MATERIAL PROVIDED>

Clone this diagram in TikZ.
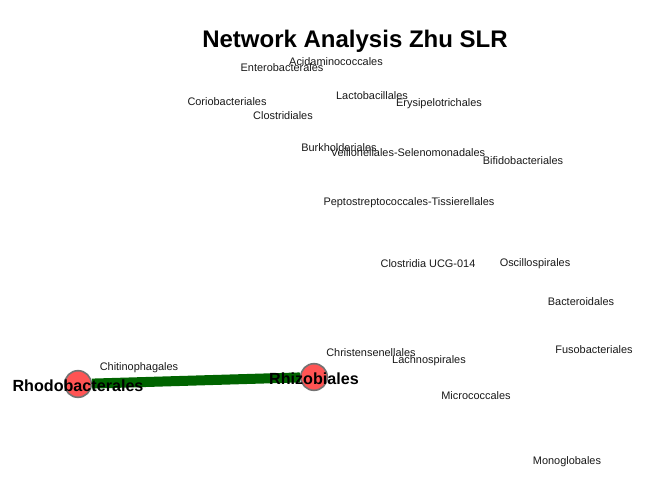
\documentclass[tikz,border=0pt]{standalone}
\usepackage{fontspec}
\setmainfont{Liberation Sans}
\definecolor{vertexred}{HTML}{FF5454}
\definecolor{edgegreen}{HTML}{006400}
\tikzset{
  taxon/.style={inner sep=0pt,font=\fontsize{8.2}{9}\selectfont,text=black!90},
  hub/.style={draw=black!55,line width=1.2pt,fill=vertexred,circle,minimum size=20pt,inner sep=0pt},
  hublabel/.style={inner sep=0pt,font=\fontsize{12.1}{13}\selectfont\bfseries},
}
\begin{document}
\begin{tikzpicture}[x=0.75pt,y=-0.75pt]
\useasboundingbox[fill=white] (0,0) rectangle (672,480);
\node[font=\fontsize{18}{20}\selectfont\bfseries] (title) at (355,41) {Network Analysis Zhu SLR};
% small vertices
\node[taxon] (acid) at (336,62) {Acidaminococcales};
\node[taxon] (entero) at (282,68) {Enterobacterales};
\node[taxon] (corio) at (227,102) {Coriobacteriales};
\node[taxon] (clostr) at (283,116) {Clostridiales};
\node[taxon] (lacto) at (372,96) {Lactobacillales};
\node[taxon] (erysi) at (439,104) {Erysipelotrichales};
\node[taxon] (burk) at (339,148) {Burkholderiales};
\node[taxon] (veil) at (408,153) {Veillonellales-Selenomonadales};
\node[taxon] (bifi) at (523,161) {Bifidobacteriales};
\node[taxon] (pepto) at (409,203) {Peptostreptococcales-Tissierellales};
\node[taxon] (ucg) at (428,264) {Clostridia UCG-014};
\node[taxon] (oscill) at (535,264) {Oscillospirales};
\node[taxon] (bactero) at (581,302) {Bacteroidales};
\node[taxon] (fuso) at (594,350) {Fusobacteriales};
\node[taxon] (christ) at (371,353) {Christensenellales};
\node[taxon] (lachno) at (429,361) {Lachnospirales};
\node[taxon] (chitin) at (139,368) {Chitinophagales};
\node[taxon] (micro) at (476,396) {Micrococcales};
\node[taxon] (mono) at (567,462) {Monoglobales};
% connected vertices
\node[hub] (rhodo) at (78,384) {};
\node[hub] (rhizo) at (314,377) {};
\draw[edgegreen,line width=7.5pt] (rhodo) -- (rhizo);
\node[hublabel] (rhodolab) at ([yshift=-1pt]rhodo.center) {Rhodobacterales};
\node[hublabel] (rhizolab) at ([yshift=-1pt]rhizo.center) {Rhizobiales};
\end{tikzpicture}
\end{document}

EXERCISE> Reproduce the full listing faithfully, but do not carry over any pictures.

RESULT FOR THIS EXERCISE>
Clone this diagram in TikZ.
\documentclass[tikz,border=0pt]{standalone}
\usepackage{fontspec}
\setmainfont{Liberation Sans}
\definecolor{vertexred}{HTML}{FF5454}
\definecolor{edgegreen}{HTML}{006400}
\tikzset{
  taxon/.style={inner sep=0pt,font=\fontsize{8.2}{9}\selectfont,text=black!90},
  hub/.style={draw=black!55,line width=1.2pt,fill=vertexred,circle,minimum size=20pt,inner sep=0pt},
  hublabel/.style={inner sep=0pt,font=\fontsize{12.1}{13}\selectfont\bfseries},
}
\begin{document}
\begin{tikzpicture}[x=0.75pt,y=-0.75pt]
\useasboundingbox[fill=white] (0,0) rectangle (672,480);
\node[font=\fontsize{18}{20}\selectfont\bfseries] (title) at (355,41) {Network Analysis Zhu SLR};
% small vertices
\node[taxon] (acid) at (336,62) {Acidaminococcales};
\node[taxon] (entero) at (282,68) {Enterobacterales};
\node[taxon] (corio) at (227,102) {Coriobacteriales};
\node[taxon] (clostr) at (283,116) {Clostridiales};
\node[taxon] (lacto) at (372,96) {Lactobacillales};
\node[taxon] (erysi) at (439,104) {Erysipelotrichales};
\node[taxon] (burk) at (339,148) {Burkholderiales};
\node[taxon] (veil) at (408,153) {Veillonellales-Selenomonadales};
\node[taxon] (bifi) at (523,161) {Bifidobacteriales};
\node[taxon] (pepto) at (409,203) {Peptostreptococcales-Tissierellales};
\node[taxon] (ucg) at (428,264) {Clostridia UCG-014};
\node[taxon] (oscill) at (535,264) {Oscillospirales};
\node[taxon] (bactero) at (581,302) {Bacteroidales};
\node[taxon] (fuso) at (594,350) {Fusobacteriales};
\node[taxon] (christ) at (371,353) {Christensenellales};
\node[taxon] (lachno) at (429,361) {Lachnospirales};
\node[taxon] (chitin) at (139,368) {Chitinophagales};
\node[taxon] (micro) at (476,396) {Micrococcales};
\node[taxon] (mono) at (567,462) {Monoglobales};
% connected vertices
\node[hub] (rhodo) at (78,384) {};
\node[hub] (rhizo) at (314,377) {};
\draw[edgegreen,line width=7.5pt] (rhodo) -- (rhizo);
\node[hublabel] (rhodolab) at ([yshift=-1pt]rhodo.center) {Rhodobacterales};
\node[hublabel] (rhizolab) at ([yshift=-1pt]rhizo.center) {Rhizobiales};
\end{tikzpicture}
\end{document}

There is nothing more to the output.